TASK DESCRIPTION: Each line from the top of the listing through the one holding "const yTicks = [0.5,0.6,0.7,0.8,0.9,1.0];" should be restated word for word, with nothing added and no pictures.

SOURCE EXCERPT:
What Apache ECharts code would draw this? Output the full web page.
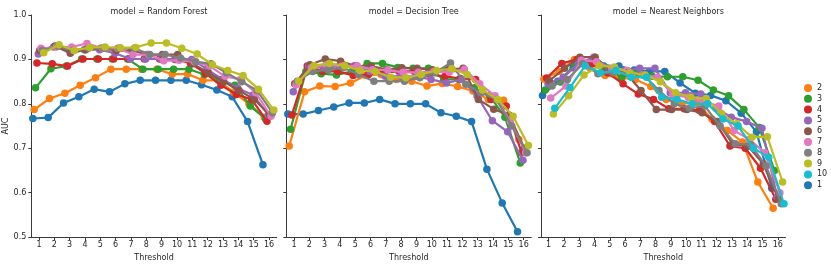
<!DOCTYPE html>
<html>
<head>
<meta charset="utf-8">
<script src="https://cdn.jsdelivr.net/npm/echarts@6/dist/echarts.min.js"></script>
<style>html,body{margin:0;padding:0;background:#fff}#c{width:831px;height:267px}</style>
</head>
<body>
<div id="c"></div>
<script>
const thresholds = [1,2,3,4,5,6,7,8,9,10,11,12,13,14,15,16];
const models = ['Random Forest','Decision Tree','Nearest Neighbors'];
const hues = ['1','2','3','4','5','6','7','8','9','10'];
const legendOrder = ['2','3','4','5','6','7','8','9','10','1'];
const yTicks = [0.5,0.6,0.7,0.8,0.9,1.0];

// Random Forest
const rf1 = [.767,.769,.802,.816,.833,.827,.845,.853,.853,.853,.853,.843,.831,.816,.760,.663];
const rf2 = [.787,.812,.824,.842,.859,.878,.878,.878,.878,.867,.867,.853,.853,.826,.800,.770];
const rf3 = [.836,.879,.885,.901,.901,.901,.901,.878,.878,.878,.878,.866,.855,.842,.795,.766];
const rf4 = [.892,.890,.885,.901,.901,.901,.901,.901,.901,.900,.892,.868,.842,.821,.810,.761];
const rf5 = [.912,.928,.922,.922,.922,.914,.901,.901,.901,.900,.900,.878,.855,.835,.820,.775];
const rf6 = [.920,.930,.914,.922,.925,.920,.920,.911,.911,.911,.890,.870,.850,.830,.810,.775];
const rf7 = [.925,.928,.928,.936,.925,.925,.911,.911,.897,.898,.895,.885,.862,.855,.825,.772];
const rf8 = [.920,.930,.920,.925,.925,.925,.925,.911,.911,.903,.895,.890,.870,.850,.830,.780];
const rf9 = [.915,.933,.920,.927,.928,.926,.927,.937,.937,.925,.912,.888,.875,.864,.833,.786];

// Decision Tree
const dt1 = [.777,.777,.785,.793,.802,.802,.810,.800,.800,.800,.780,.772,.760,.653,.577,.512];
const dt2 = [.705,.827,.840,.839,.847,.864,.866,.855,.851,.840,.846,.839,.829,.810,.808,.720];
const dt3 = [.743,.873,.868,.865,.873,.891,.891,.882,.880,.880,.855,.855,.836,.818,.770,.667];
const dt4 = [.775,.885,.873,.873,.864,.866,.871,.873,.873,.866,.862,.857,.855,.810,.795,.690];
const dt5 = [.827,.885,.881,.885,.886,.873,.862,.862,.862,.855,.847,.855,.818,.762,.737,.673];
const dt6 = [.845,.888,.901,.896,.885,.885,.877,.881,.880,.877,.877,.880,.810,.788,.775,.700];
const dt7 = [.843,.881,.888,.885,.886,.877,.876,.871,.871,.873,.871,.878,.845,.818,.760,.690];
const dt8 = [.851,.873,.877,.881,.866,.851,.851,.851,.859,.870,.892,.844,.825,.810,.750,.690];
const dt9 = [.851,.886,.891,.886,.875,.873,.860,.859,.866,.875,.879,.866,.831,.810,.772,.706];

// Nearest Neighbors
const nn1 = [.819,.851,.881,.892,.885,.885,.876,.873,.873,.847,.824,.819,.807,.779,.737,.610];
const nn2 = [.856,.873,.900,.881,.864,.859,.855,.839,.810,.800,.803,.766,.740,.714,.624,.565];
const nn3 = [.831,.849,.893,.893,.881,.859,.871,.862,.861,.861,.853,.831,.818,.787,.747,.650];
const nn4 = [.858,.891,.900,.890,.870,.845,.822,.810,.789,.789,.785,.760,.705,.700,.655,.585];
const nn5 = [.845,.860,.890,.905,.880,.875,.880,.880,.825,.825,.822,.790,.770,.760,.745,.590];
const nn6 = [.852,.880,.905,.905,.875,.870,.830,.787,.787,.787,.780,.760,.710,.705,.665,.585];
const nn7 = [.813,.840,.898,.895,.880,.875,.865,.860,.820,.815,.805,.795,.740,.720,.690,.600];
const nn8 = [.840,.855,.890,.868,.870,.870,.865,.830,.800,.790,.795,.750,.710,.708,.660,.575];
const nn9 = [.777,.818,.865,.886,.883,.870,.865,.850,.825,.815,.812,.778,.755,.725,.726,.624];
const nn10 = [.790,.837,.886,.870,.875,.860,.860,.815,.810,.800,.800,.766,.750,.700,.680,.575];

const panelData = [
  [rf1, rf2, rf3, rf4, rf5, rf6, rf7, rf8, rf9, null],
  [dt1, dt2, dt3, dt4, dt5, dt6, dt7, dt8, dt9, null],
  [nn1, nn2, nn3, nn4, nn5, nn6, nn7, nn8, nn9, nn10]
];

const colors = {'1':'#1f77b4','2':'#ff7f0e','3':'#2ca02c','4':'#d62728','5':'#9467bd','6':'#8c564b','7':'#e377c2','8':'#7f7f7f','9':'#bcbd22','10':'#17becf'};

const FONT = 'DejaVu Sans';
const TXT = '#262626';
const AX = '#3a3a3a';
const grids = [
  {left: 31.3, top: 15, width: 245.4, height: 224},
  {left: 286.3, top: 15, width: 245, height: 224},
  {left: 541, top: 15, width: 244.5, height: 224}
];

const dodge = 0.8;
function offset(i){ return -dodge/2 + i*dodge/(hues.length-1); }

const xAxis = grids.map((g, k) => ({
  type: 'value', gridIndex: k, min: 0.5, max: 16.5,
  name: 'Threshold', nameLocation: 'middle', nameGap: 15,
  nameTextStyle: {fontFamily: FONT, fontSize: 8, color: TXT},
  axisLine: {show: true, lineStyle: {color: AX, width: 1}},
  axisTick: {show: true, length: 3, lineStyle: {color: AX}, customValues: thresholds},
  axisLabel: {fontFamily: FONT, fontSize: 8, color: TXT, margin: 4, customValues: thresholds},
  splitLine: {show: false}
}));
const yAxis = grids.map((g, k) => ({
  type: 'value', gridIndex: k, min: 0.5, max: 1.0, interval: 0.1,
  name: k === 0 ? 'AUC' : '', nameLocation: 'middle', nameGap: 18,
  nameTextStyle: {fontFamily: FONT, fontSize: 8, color: TXT},
  axisLine: {show: true, lineStyle: {color: AX, width: 1}},
  axisTick: {show: true, length: 3, lineStyle: {color: AX}},
  axisLabel: {show: k === 0, fontFamily: FONT, fontSize: 8, color: TXT, margin: 5,
    formatter: v => v.toFixed(1)},
  splitLine: {show: false}
}));

const series = [];
panelData.forEach((arrs, k) => {
  arrs.forEach((arr, i) => {
    if (!arr) return;
    const h = hues[i];
    series.push({
      type: 'line', name: h, xAxisIndex: k, yAxisIndex: k,
      data: thresholds.map((t, j) => [t + offset(i), arr[j]]),
      symbol: 'circle', symbolSize: 7.5, showSymbol: true,
      lineStyle: {width: 2.2, color: colors[h]},
      itemStyle: {color: colors[h]},
      z: 2 + i, animation: false, silent: true
    });
  });
});

const titles = models.map((m, k) => ({
  text: 'model = ' + m,
  left: grids[k].left + grids[k].width/2, top: 3, textAlign: 'center',
  textStyle: {fontFamily: FONT, fontSize: 8, fontWeight: 'normal', color: TXT}
}));

const chart = echarts.init(document.getElementById('c'), null, {renderer: 'canvas'});
chart.setOption({
  animation: false,
  color: hues.map(h => colors[h]),
  title: titles,
  grid: grids,
  xAxis, yAxis, series,
  legend: {
    data: legendOrder.map(n => ({name: n, icon: 'circle'})),
    orient: 'vertical', left: 799, top: 79,
    itemWidth: 8, itemHeight: 8, itemGap: 2.8,
    textStyle: {fontFamily: FONT, fontSize: 8, color: TXT},
    selectedMode: false
  }
});
</script>
</body>
</html>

ANSWER TO THIS PROBLEM:
What Apache ECharts code would draw this? Output the full web page.
<!DOCTYPE html>
<html>
<head>
<meta charset="utf-8">
<script src="https://cdn.jsdelivr.net/npm/echarts@6/dist/echarts.min.js"></script>
<style>html,body{margin:0;padding:0;background:#fff}#c{width:831px;height:267px}</style>
</head>
<body>
<div id="c"></div>
<script>
const thresholds = [1,2,3,4,5,6,7,8,9,10,11,12,13,14,15,16];
const models = ['Random Forest','Decision Tree','Nearest Neighbors'];
const hues = ['1','2','3','4','5','6','7','8','9','10'];
const legendOrder = ['2','3','4','5','6','7','8','9','10','1'];
const yTicks = [0.5,0.6,0.7,0.8,0.9,1.0];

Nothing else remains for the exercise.